What do you mean by this, because it sounds like a straight up lie?

Amazon and Google are in an ongoing price war and cut costs regularly.




>What do you mean by this, because it sounds like a straight up lie?

There is no economy of scale with the cloud. As you scale up your service, Amazon/Google happily scale your bill right up with it. When you roll your own datacenter, things get much cheaper per unit (bandwidth, storage, etc) as you get larger.


Possibly outgoing bandwidth. These costs are directly proportional to traffic and regularly 20-30x the unmetered rate for a colocated box


Yes, cloud bandwidth is expensive. I don't disagree with that. But it's not increasing in price.

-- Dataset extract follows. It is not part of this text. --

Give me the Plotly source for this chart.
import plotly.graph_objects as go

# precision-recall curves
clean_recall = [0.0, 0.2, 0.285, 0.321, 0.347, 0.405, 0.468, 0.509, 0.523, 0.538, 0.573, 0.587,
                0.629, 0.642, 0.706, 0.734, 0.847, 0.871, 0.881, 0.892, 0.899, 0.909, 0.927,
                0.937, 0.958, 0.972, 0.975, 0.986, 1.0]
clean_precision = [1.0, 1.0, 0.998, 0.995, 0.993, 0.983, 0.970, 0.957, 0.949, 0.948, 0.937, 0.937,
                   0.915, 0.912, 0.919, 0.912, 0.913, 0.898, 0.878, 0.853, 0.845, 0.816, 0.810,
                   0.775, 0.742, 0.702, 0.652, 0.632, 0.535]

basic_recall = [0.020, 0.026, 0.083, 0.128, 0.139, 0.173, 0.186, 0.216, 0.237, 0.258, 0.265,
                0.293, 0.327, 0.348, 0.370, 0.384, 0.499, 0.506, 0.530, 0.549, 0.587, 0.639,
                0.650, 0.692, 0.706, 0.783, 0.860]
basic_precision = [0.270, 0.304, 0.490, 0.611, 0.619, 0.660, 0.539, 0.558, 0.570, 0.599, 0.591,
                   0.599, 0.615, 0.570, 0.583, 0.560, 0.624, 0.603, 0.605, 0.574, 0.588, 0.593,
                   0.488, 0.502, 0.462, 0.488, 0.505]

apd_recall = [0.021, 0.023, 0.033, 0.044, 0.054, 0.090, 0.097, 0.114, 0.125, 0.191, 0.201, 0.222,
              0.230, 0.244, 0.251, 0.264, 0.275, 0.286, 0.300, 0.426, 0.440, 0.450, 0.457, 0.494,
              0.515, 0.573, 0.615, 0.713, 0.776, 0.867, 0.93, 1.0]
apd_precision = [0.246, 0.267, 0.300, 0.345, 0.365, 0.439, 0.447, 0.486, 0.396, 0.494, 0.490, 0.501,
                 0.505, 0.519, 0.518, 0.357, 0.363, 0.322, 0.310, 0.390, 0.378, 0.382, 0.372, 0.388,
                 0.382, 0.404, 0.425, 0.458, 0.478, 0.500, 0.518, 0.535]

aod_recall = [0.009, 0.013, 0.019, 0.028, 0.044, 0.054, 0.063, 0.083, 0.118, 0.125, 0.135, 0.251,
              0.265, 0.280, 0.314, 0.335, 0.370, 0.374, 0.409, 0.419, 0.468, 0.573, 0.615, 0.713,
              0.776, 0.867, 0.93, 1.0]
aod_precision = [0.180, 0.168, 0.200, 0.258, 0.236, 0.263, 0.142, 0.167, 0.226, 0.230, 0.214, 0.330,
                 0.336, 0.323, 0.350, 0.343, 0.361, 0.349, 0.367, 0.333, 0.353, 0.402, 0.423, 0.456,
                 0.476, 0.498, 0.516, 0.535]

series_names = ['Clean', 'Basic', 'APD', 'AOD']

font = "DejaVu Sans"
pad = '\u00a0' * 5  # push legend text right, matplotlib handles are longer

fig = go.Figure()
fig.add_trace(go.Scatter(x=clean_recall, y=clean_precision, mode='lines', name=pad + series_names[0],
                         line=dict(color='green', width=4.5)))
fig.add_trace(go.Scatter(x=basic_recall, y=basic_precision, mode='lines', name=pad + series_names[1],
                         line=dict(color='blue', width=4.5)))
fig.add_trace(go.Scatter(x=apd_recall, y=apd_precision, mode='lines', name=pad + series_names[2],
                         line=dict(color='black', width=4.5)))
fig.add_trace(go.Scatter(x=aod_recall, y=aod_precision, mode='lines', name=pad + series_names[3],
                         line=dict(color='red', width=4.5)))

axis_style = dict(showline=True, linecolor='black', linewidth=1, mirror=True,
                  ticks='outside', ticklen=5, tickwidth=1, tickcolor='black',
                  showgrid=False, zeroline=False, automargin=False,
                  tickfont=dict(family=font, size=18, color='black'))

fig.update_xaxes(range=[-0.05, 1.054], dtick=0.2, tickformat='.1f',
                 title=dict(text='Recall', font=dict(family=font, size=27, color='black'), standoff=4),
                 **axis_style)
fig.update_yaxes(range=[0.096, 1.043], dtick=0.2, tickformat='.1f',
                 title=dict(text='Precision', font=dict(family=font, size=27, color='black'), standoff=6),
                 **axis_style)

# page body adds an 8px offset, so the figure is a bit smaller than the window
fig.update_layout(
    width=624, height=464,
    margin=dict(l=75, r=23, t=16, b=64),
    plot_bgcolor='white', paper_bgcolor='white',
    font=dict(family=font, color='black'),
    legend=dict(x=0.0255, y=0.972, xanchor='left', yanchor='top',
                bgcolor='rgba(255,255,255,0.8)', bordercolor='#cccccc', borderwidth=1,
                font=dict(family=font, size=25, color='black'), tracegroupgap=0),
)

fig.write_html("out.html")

Obviously if you're growing your costs will grow, but that's basically a tautology. Bare metal costs also rise as you grow.


Will you stop calling me a liar if I correct that from "the costs" to "your costs"? I am assuming that you are growing, and I think there's a provable assumption that for high levels of service, hiring someone else to do it is more expensive than in-house.


That's an entirely different statement than your original one. Saying "the costs of cloud service are zooming up" disingenuously makes it sound like the price of cloud services are going up.


Thanks for the charitable interpretation of my words.


> hiring someone else to do it is more expensive than in-house.

Except you're gonna need between 10 and 100 people to recreate the service in-house, not just one.

Trying to re-do something from scratch in-house is always more expensive than just buying the product.


I get the sentiment, but it really depends: For some services, it's very true. For other services, careful problem analysis will show that you only need one or two features from the full package, which then can be replaced by a very small shell script.


Can you give an example where a shell script would solve the problem? Curious to know


Last month, I needed to add a periodic job to a simple Rails app to snapshot some data and send it to another system. I discussed the design with a colleague, a Rails expert, who went into the pros and cons of various worker-queue configurations. In the end, I added a hidden API call, and deployed a shell script along the lines of

  while true; do
    curl https://rails.app/do/the/thing
    sleep 3600
  done
The actual version is slightly larger because of error checking etc., but that's the gist. So that's one example of replacing (or rather: avoiding) a distributed system (an asynchronous job queue) with a small shell script.

I don't mean to say that shell scripts always can replace more complex systems, but sometimes they're enough.